La période postélectorale.

Elle est marquée par la controverse entretenue par l’ONU, la France et ses alliés occidentaux dont les États-Unis, la Grande-Bretagne et le Canada, au sujet des résultats proclamés par le Conseil constitutionnel et donnant vainqueur le candidat Laurent Gbagbo. Comme un seul homme, ces pays ont pris d’importantes mesures de rétorsion contre la Côte d’Ivoire, le Président Laurent Gbagbo et son entourage :
– interdiction de voyage ;
– gel des avoirs à l’étranger de près de 90 personnalités et d’entités économiques présumées proches du Président Laurent GBAGBO ;
– expulsion des ambassadeurs de Côte d’Ivoire accrédités auprès de certains gouvernements (France, Canada, Grande-Bretagne) ;
– menace du Tribunal pénal international (TPI) ;
– brouillage des signaux des médias d’État ivoiriens.

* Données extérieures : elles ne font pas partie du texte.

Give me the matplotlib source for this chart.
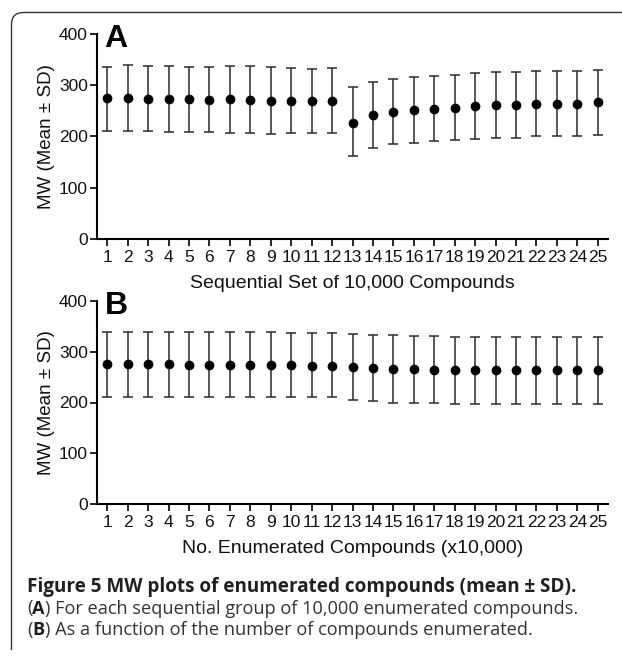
import matplotlib
matplotlib.use("Agg")
import matplotlib.pyplot as plt
import numpy as np
from matplotlib.path import Path
from matplotlib.patches import PathPatch
from matplotlib.transforms import IdentityTransform

# ---------------- data ----------------
sets = list(range(1, 26))
tick_labels = [str(i) for i in sets]

a_mean = [274.5, 276, 274, 273, 272.5, 272, 272.5, 272, 270, 270, 269, 270,
          227, 242, 248, 252, 254, 256, 259, 261, 261, 263, 263, 264, 267]
a_upper = [336, 339, 338, 338, 336, 335, 338, 337, 335, 334, 332, 333,
           296, 307, 312, 317, 318, 320, 323, 325, 326, 328, 327, 328, 330]
a_lower = [211, 211, 211, 209, 209, 208, 207.5, 207, 205, 206, 206, 206,
           161, 178, 185, 187, 191, 193, 195, 198, 198, 200, 200, 201, 202]

b_mean = [275, 275, 275, 275, 274.5, 274.5, 274, 274, 273.5, 273, 272.5, 272,
          270, 267, 266, 265, 264.5, 264, 264, 264, 264, 263.5, 263.5, 263.5, 263.5]
b_upper = [338, 338, 338, 338, 338, 338, 338, 338, 338, 337.5, 337, 337,
           335, 333, 332, 331, 330, 329, 329, 329, 329, 329, 329, 329, 329]
b_lower = [211.5, 211.5, 211, 211, 211, 211, 211, 210.5, 210.5, 210, 210, 210,
           205, 202, 200, 200, 199, 198, 198, 198, 198, 198, 198, 198, 198]

y_ticks = [0, 100, 200, 300, 400]
ylabel = "MW (Mean \u00b1 SD)"
xlabel_a = "Sequential Set of 10,000 Compounds"
xlabel_b = "No. Enumerated Compounds (x10,000)"
caption_title = "Figure 5 MW plots of enumerated compounds (mean \u00b1 SD)."
caption_a = ") For each sequential group of 10,000 enumerated compounds."
caption_b = ") As a function of the number of compounds enumerated."

# ---------------- figure ----------------
W, H = 622, 656
DPI = 100
fig = plt.figure(figsize=(W / DPI, H / DPI), dpi=DPI)
fig.patch.set_facecolor("white")

axfont = "Liberation Sans"
capfont = "Open Sans"


def px_axes(left, right, top, bottom):
    return fig.add_axes([left / W, 1 - bottom / H, (right - left) / W, (bottom - top) / H])


def draw_panel(ax, mean, upper, lower, xlabel, letter):
    mean = np.array(mean)
    yerr = [mean - np.array(lower), np.array(upper) - mean]
    ax.errorbar(sets, mean, yerr=yerr, fmt="o", color="black", ecolor="#2a2a2a",
                elinewidth=1.1, capsize=3.8, capthick=1.1, markersize=6,
                clip_on=False)
    ax.set_xlim(0.5, 25.5)
    ax.set_ylim(0, 400)
    ax.set_yticks(y_ticks)
    ax.set_xticks(sets)
    ax.set_xticklabels(tick_labels)
    for s in ["top", "right"]:
        ax.spines[s].set_visible(False)
    for s in ["left", "bottom"]:
        ax.spines[s].set_linewidth(1.5)
        ax.spines[s].set_color("black")
    ax.tick_params(axis="y", direction="out", length=5, width=1.2, pad=1.5,
                   labelsize=12.5)
    ax.tick_params(axis="x", direction="out", length=5, width=1.2, pad=3,
                   labelsize=12.5)
    for lab in ax.get_xticklabels() + ax.get_yticklabels():
        lab.set_fontfamily(axfont)
        lab.set_color("#111111")
    ax.set_ylabel(ylabel, fontfamily=axfont, fontsize=13.5, color="#111111")
    ax.yaxis.set_label_coords(-0.082, 0.5)
    ax.set_xlabel(xlabel, fontfamily=axfont, fontsize=14, color="#111111")
    ax.xaxis.set_label_coords(0.5, -0.177)
    ax.text(0.015, 0.975, letter, transform=ax.transAxes, fontfamily=axfont,
            fontweight="bold", fontsize=23, va="center", ha="left", color="black")
    ax.patch.set_alpha(0)


ax_a = px_axes(97, 608, 34, 239)
draw_panel(ax_a, a_mean, a_upper, a_lower, xlabel_a, "A")
ax_b = px_axes(97, 608, 300.7, 504.3)
draw_panel(ax_b, b_mean, b_upper, b_lower, xlabel_b, "B")

# ---------------- border (open at right and bottom) ----------------
x0, ytop, r = 11.5, H - 12.5, 12
verts = [(x0, H - 650), (x0, ytop - r), (x0, ytop), (x0 + r, ytop), (W + 2, ytop)]
codes = [Path.MOVETO, Path.LINETO, Path.CURVE3, Path.CURVE3, Path.LINETO]
fig.patches.append(PathPatch(Path(verts, codes), transform=IdentityTransform(),
                             fill=False, edgecolor="#333333", linewidth=1.0, figure=fig))

# ---------------- caption ----------------
cx = 27 / W
t1 = fig.text(cx, 1 - 587 / H, caption_title, fontfamily=capfont, fontweight="bold",
              fontsize=13.6, va="center", ha="left", color="#231f20")


def caption_line(y_px, letter, rest):
    t = fig.text(cx, 1 - y_px / H, "(", fontfamily=capfont, fontsize=13.1,
                 va="center", ha="left", color="#333333")
    t2 = fig.text(0, 0, letter, fontfamily=capfont, fontweight="bold", fontsize=13.1,
                  va="center", ha="left", color="#231f20")
    t3 = fig.text(0, 0, rest, fontfamily=capfont, fontsize=13.1,
                  va="center", ha="left", color="#333333")
    return t, t2, t3


lines = [caption_line(608.5, "A", caption_a), caption_line(630, "B", caption_b)]

fig.canvas.draw()
renderer = fig.canvas.get_renderer()
inv = fig.transFigure.inverted()
for t, t2, t3 in lines:
    bb = t.get_window_extent(renderer)
    x_end = inv.transform((bb.x1, 0))[0]
    t2.set_position((x_end, t.get_position()[1]))
    bb2 = t2.get_window_extent(renderer)
    x_end2 = inv.transform((bb2.x1, 0))[0]
    t3.set_position((x_end2, t.get_position()[1]))

fig.savefig("out.png", dpi=DPI, facecolor="white")
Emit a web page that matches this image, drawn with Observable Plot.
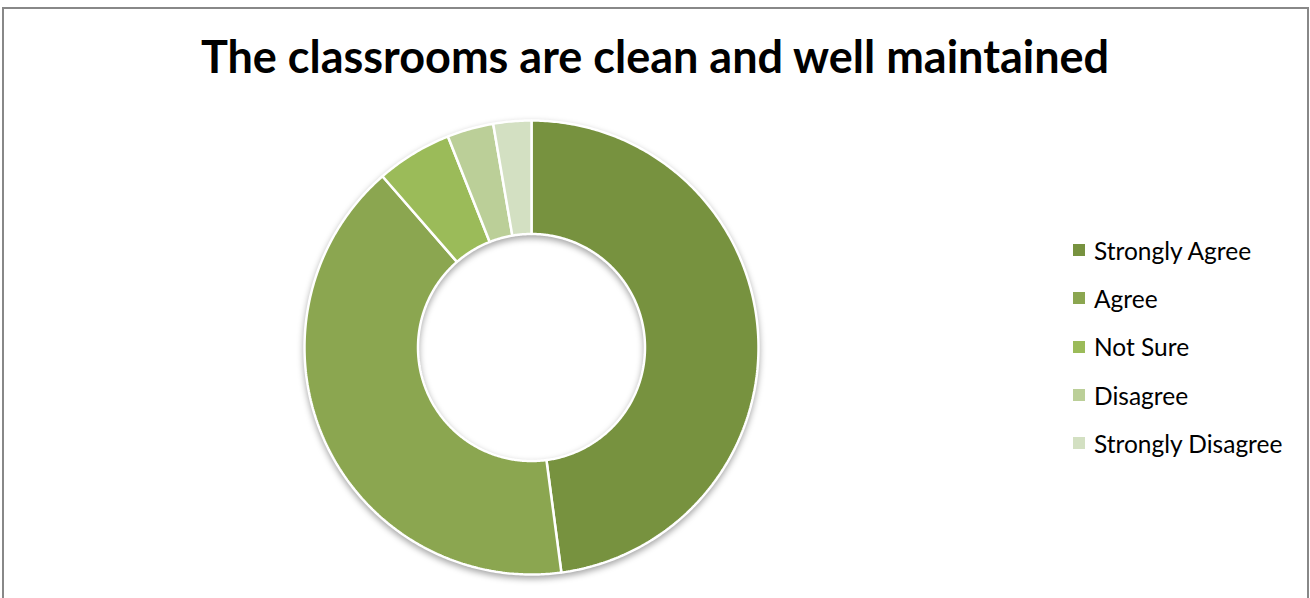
<!DOCTYPE html>
<html>
<head>
<meta charset="utf-8">
<script src="https://cdn.jsdelivr.net/npm/d3@7"></script>
<script src="https://cdn.jsdelivr.net/npm/@observablehq/plot@0.6"></script>
<style>
  html, body { margin: 0; padding: 0; background: #fff; overflow: hidden; }
  body { width: 1310px; height: 598px; position: relative; font-family: Lato, "Open Sans", sans-serif; }
  #frame { position: absolute; left: 2px; top: 7px; width: 1303px; height: 620px; border: 2px solid #888; border-bottom: none; }
  #title { position: absolute; left: 0; width: 1310px; top: 29px; text-align: center; font-weight: bold; font-size: 45px; color: #000; white-space: nowrap; }
  #chart { position: absolute; left: 0; top: 110px; }
  #legend { position: absolute; left: 1073px; top: 226px; }
  .item { display: flex; align-items: center; height: 48.3px; font-size: 24.5px; color: #000; white-space: nowrap; }
  .sw { width: 12px; height: 12px; margin-right: 9px; }
  .donut g[aria-label="line"] { filter: drop-shadow(0px 3px 3px rgba(0,0,0,0.35)); }
</style>
</head>
<body>
<div id="frame"></div>
<div id="title">The classrooms are clean and well maintained</div>
<div id="chart"></div>
<div id="legend"></div>
<script>
const categories = ["Strongly Agree", "Agree", "Not Sure", "Disagree", "Strongly Disagree"];
const values = [47.9, 40.7, 5.4, 3.3, 2.7];
const colors = ["#77923f", "#8ba650", "#9bbb59", "#bbcf98", "#d3e0c2"];

const innerRatio = 0.5;
const pie = d3.pie().sort(null).value(d => d.value)(categories.map((c, i) => ({category: c, value: values[i]})));

// build slice outlines (in unit-circle data space) from the pie angles
const pts = [];
for (const arc of pie) {
  const n = Math.max(4, Math.ceil((arc.endAngle - arc.startAngle) / 0.01));
  const ring = [];
  for (let k = 0; k <= n; k++) {
    const a = arc.startAngle + (arc.endAngle - arc.startAngle) * k / n;
    ring.push({category: arc.data.category, x: Math.sin(a), y: Math.cos(a)});
  }
  for (let k = n; k >= 0; k--) {
    const a = arc.startAngle + (arc.endAngle - arc.startAngle) * k / n;
    ring.push({category: arc.data.category, x: innerRatio * Math.sin(a), y: innerRatio * Math.cos(a)});
  }
  pts.push(...ring);
}

const plot = Plot.plot({
  className: "donut",
  width: 1310,
  height: 488,
  marginLeft: 304,
  marginRight: 552,
  marginTop: 10,
  marginBottom: 24,
  x: {domain: [-1, 1], axis: null},
  y: {domain: [-1, 1], axis: null},
  color: {domain: categories, range: colors},
  marks: [
    Plot.line(pts, {x: "x", y: "y", z: "category", fill: "category", stroke: "white", strokeWidth: 2.5, curve: "linear-closed", strokeLinejoin: "miter"})
  ]
});
document.getElementById("chart").appendChild(plot);

const legend = document.getElementById("legend");
categories.forEach((c, i) => {
  const item = document.createElement("div");
  item.className = "item";
  const sw = document.createElement("div");
  sw.className = "sw";
  sw.style.background = colors[i];
  const t = document.createElement("span");
  t.textContent = c;
  item.appendChild(sw);
  item.appendChild(t);
  legend.appendChild(item);
});
</script>
</body>
</html>
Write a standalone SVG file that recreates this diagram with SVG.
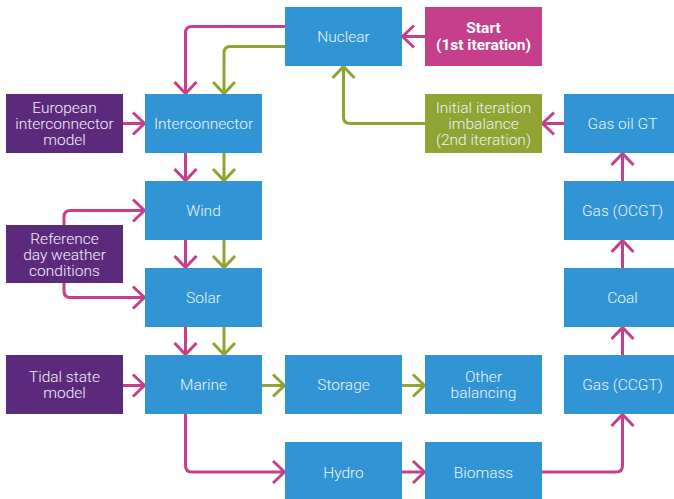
<svg xmlns="http://www.w3.org/2000/svg" width="674" height="499" viewBox="0 0 674 499">
<style>
.b{fill:#3194d5}
.p{fill:#5c2a7d}
.m{fill:#c63f8b}
.g{fill:#8fa432}
text{font-family:Roboto,"Liberation Sans",sans-serif;font-weight:300;font-size:15.5px;fill:#eef4fb;text-anchor:middle}
.bold{font-weight:700;fill:#fff}
.cm{fill:none;stroke:#c63f8b;stroke-width:3;stroke-linejoin:round;marker-end:url(#am)}
.cg{fill:none;stroke:#8fa432;stroke-width:3;stroke-linejoin:round;marker-end:url(#ag)}
</style>
<defs>
<marker id="am" markerUnits="userSpaceOnUse" viewBox="-16 -14 18 28" refX="0" refY="0" markerWidth="18" markerHeight="28" orient="auto">
<path d="M-12,-11 L-0.5,0 L-12,11" fill="none" stroke="#c63f8b" stroke-width="3"/>
</marker>
<marker id="ag" markerUnits="userSpaceOnUse" viewBox="-16 -14 18 28" refX="0" refY="0" markerWidth="18" markerHeight="28" orient="auto">
<path d="M-12,-11 L-0.5,0 L-12,11" fill="none" stroke="#8fa432" stroke-width="3"/>
</marker>
</defs>
<g id="connectors">
<path class="cm" d="M285,26.5 H192 Q185.5,26.5 185.5,33 V94"/>
<path class="cg" d="M285,46.5 H230.5 Q224,46.5 224,53 V94"/>
<path class="cm" d="M425,36.5 H402"/>
<path class="cg" d="M425,123.5 H350 Q343.5,123.5 343.5,117 V66"/>
<path class="cm" d="M564,123.5 H542"/>
<path class="cm" d="M123,123.5 H145"/>
<path class="cm" d="M185.5,153 V181"/>
<path class="cg" d="M224,153 V181"/>
<path class="cm" d="M185.5,240 V268"/>
<path class="cg" d="M224,240 V268"/>
<path class="cm" d="M185.5,327 V355"/>
<path class="cg" d="M224,327 V355"/>
<path class="cm" d="M64,225 V217 Q64,210.5 70.5,210.5 H145"/>
<path class="cm" d="M64,283 V291 Q64,297.5 70.5,297.5 H145"/>
<path class="cm" d="M123,385.5 H145"/>
<path class="cg" d="M262,385.5 H285"/>
<path class="cg" d="M402,385.5 H425"/>
<path class="cm" d="M185.5,414 V465.5 Q185.5,472 192,472 H285"/>
<path class="cm" d="M402,472 H425"/>
<path class="cm" d="M542,472 H616 Q622.5,472 622.5,465.5 V414"/>
<path class="cm" d="M622.5,355 V327"/>
<path class="cm" d="M622.5,268 V240"/>
<path class="cm" d="M622.5,181 V153"/>
</g>
<g id="nuclear"><rect class="b" x="285" y="7" width="117" height="59"/><text x="343.5" y="42">Nuclear</text></g>
<g id="start"><rect class="m" x="425" y="7" width="117" height="59"/><text class="bold" x="483.5" y="33">Start</text><text class="bold" x="483.5" y="50">(1st iteration)</text></g>
<g id="european"><rect class="p" x="6" y="94" width="117" height="59"/><text x="64.5" y="112.5">European</text><text x="64.5" y="128.5">interconnector</text><text x="64.5" y="144.5">model</text></g>
<g id="interconnector"><rect class="b" x="145" y="94" width="117" height="59"/><text x="203.5" y="129">Interconnector</text></g>
<g id="initial"><rect class="g" x="425" y="94" width="117" height="59"/><text x="483.5" y="112.5">Initial iteration</text><text x="483.5" y="128.5">imbalance</text><text x="483.5" y="144.5">(2nd iteration)</text></g>
<g id="gasoil"><rect class="b" x="564" y="94" width="117" height="59"/><text x="622.5" y="129">Gas oil GT</text></g>
<g id="wind"><rect class="b" x="145" y="181" width="117" height="59"/><text x="203.5" y="216">Wind</text></g>
<g id="reference"><rect class="p" x="6" y="225" width="117" height="58"/><text x="64.5" y="243.5">Reference</text><text x="64.5" y="259.5">day weather</text><text x="64.5" y="275.5">conditions</text></g>
<g id="ocgt"><rect class="b" x="564" y="181" width="117" height="59"/><text x="622.5" y="216">Gas (OCGT)</text></g>
<g id="solar"><rect class="b" x="145" y="268" width="117" height="59"/><text x="203.5" y="303">Solar</text></g>
<g id="coal"><rect class="b" x="564" y="268" width="117" height="59"/><text x="622.5" y="303">Coal</text></g>
<g id="tidal"><rect class="p" x="6" y="355" width="117" height="59"/><text x="64.5" y="382">Tidal state</text><text x="64.5" y="398">model</text></g>
<g id="marine"><rect class="b" x="145" y="355" width="117" height="59"/><text x="203.5" y="390">Marine</text></g>
<g id="storage"><rect class="b" x="285" y="355" width="117" height="59"/><text x="343.5" y="390">Storage</text></g>
<g id="other"><rect class="b" x="425" y="355" width="117" height="59"/><text x="483.5" y="382">Other</text><text x="483.5" y="398">balancing</text></g>
<g id="ccgt"><rect class="b" x="564" y="355" width="117" height="59"/><text x="622.5" y="390">Gas (CCGT)</text></g>
<g id="hydro"><rect class="b" x="285" y="442" width="117" height="59"/><text x="343.5" y="477.5">Hydro</text></g>
<g id="biomass"><rect class="b" x="425" y="442" width="117" height="59"/><text x="483.5" y="477.5">Biomass</text></g>
</svg>
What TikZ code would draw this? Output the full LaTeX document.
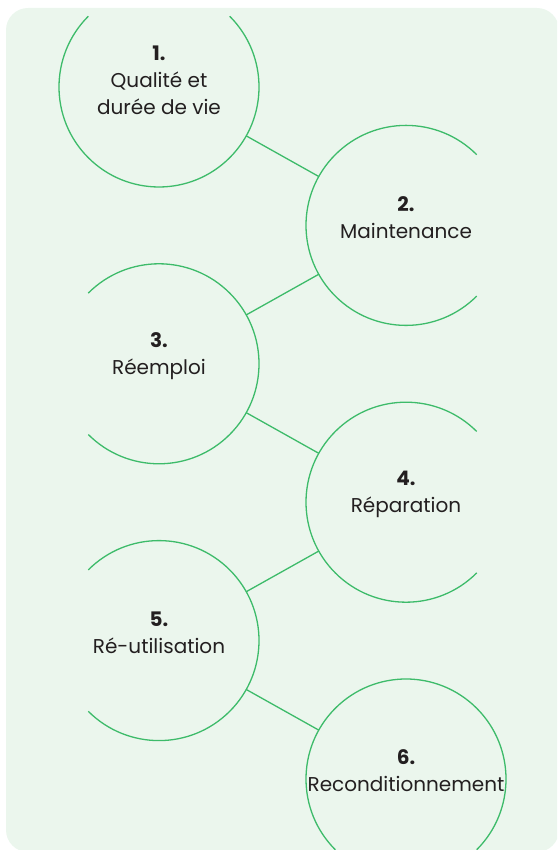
\documentclass[tikz,border=0pt]{standalone}
\usepackage{fontspec}
\setmainfont{Poppins}
\usetikzlibrary{positioning}
\definecolor{bgmint}{HTML}{EBF6ED}
\definecolor{ringgreen}{HTML}{3DBB6A}
\definecolor{txtdark}{HTML}{231F20}

\begin{document}
\begin{tikzpicture}[x=1pt,y=1pt,
    ring/.style={circle,minimum size=200pt,inner sep=0pt,outer sep=0pt},
    steptext/.style={align=center,text=txtdark,font=\fontsize{20}{27}\selectfont},
    link/.style={ringgreen,line width=1.3pt}]

  \def\xl{159}   % left column x
  \def\xr{406}   % right column x
  \def\r{100}    % ring radius

  \useasboundingbox (0,0) rectangle (557,850);
  \clip (0,0) rectangle (557,850);

  % ---- background panel ----
  \fill[bgmint,rounded corners=22pt] (6,-2) rectangle (559,842);

  % ---- ring nodes ----
  \foreach \i/\x/\y in {1/\xl/763, 2/\xr/624.6, 3/\xl/486.2,
                        4/\xr/347.8, 5/\xl/209.4, 6/\xr/71}
    \node[ring] (c\i) at (\x,\y) {};

  % ---- step texts ----
  \node[steptext] (t1) at ([yshift=7pt]c1) {\textbf{1.}\\Qualité et\\durée de vie};
  \node[steptext] (t2) at ([yshift=8pt]c2) {\textbf{2.}\\Maintenance};
  \node[steptext] (t3) at ([yshift=8pt]c3) {\textbf{3.}\\Réemploi};
  \node[steptext] (t4) at ([yshift=8pt]c4) {\textbf{4.}\\Réparation};
  \node[steptext] (t5) at ([yshift=8pt]c5) {\textbf{5.}\\Ré-utilisation};
  \node[steptext] (t6) at ([yshift=8pt]c6) {\textbf{6.}\\Reconditionnement};

  % ---- open rings (gap on the outer side) ----
  \draw[link] (c1.135) arc[start angle=135,end angle=405,radius=\r];
  \draw[link] (c2.45)  arc[start angle=45,end angle=315,radius=\r];
  \draw[link] (c3.-135) arc[start angle=-135,end angle=135,radius=\r];
  \draw[link] (c4.45)  arc[start angle=45,end angle=315,radius=\r];
  \draw[link] (c5.-135) arc[start angle=-135,end angle=135,radius=\r];
  \draw[link] (c6.-45) arc[start angle=-45,end angle=225,radius=\r];

  % ---- connectors ----
  \foreach \a/\b in {1/2,2/3,3/4,4/5,5/6}
    \draw[link] (c\a) -- (c\b);

\end{tikzpicture}
\end{document}
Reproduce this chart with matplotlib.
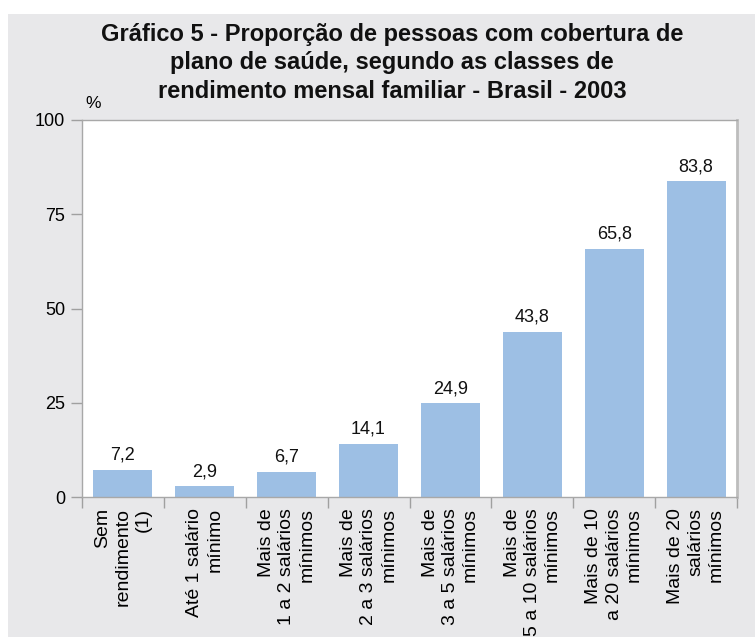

À la suite de l’Occident, les États africains, (le Burkina Faso, le Nigéria et le Sénégal), ainsi que des organisations sous-régionales (Communauté économique des États de l’Afrique de l’Ouest, Union économique et monétaire Ouest africaine) ont pris les mesures suivantes :
– exclusion temporaire de la Côte d’Ivoire des instances de la CEDEAO au terme d’une réunion regroupant quatre Chefs d’Etat sur les quinze que compte l’organisation (Abuja, le 5 décembre 2010) ;
– menaces d’intervention militaire pour déloger le président Laurent Gbagbo et installer Ouattara Alassane ;
– décision du Conseil des ministres de l’UEMOA réuni à Bissau le 23 décembre 2010 et appelant la BCEAO à ne plus reconnaître le pouvoir du président Laurent Gbagbo.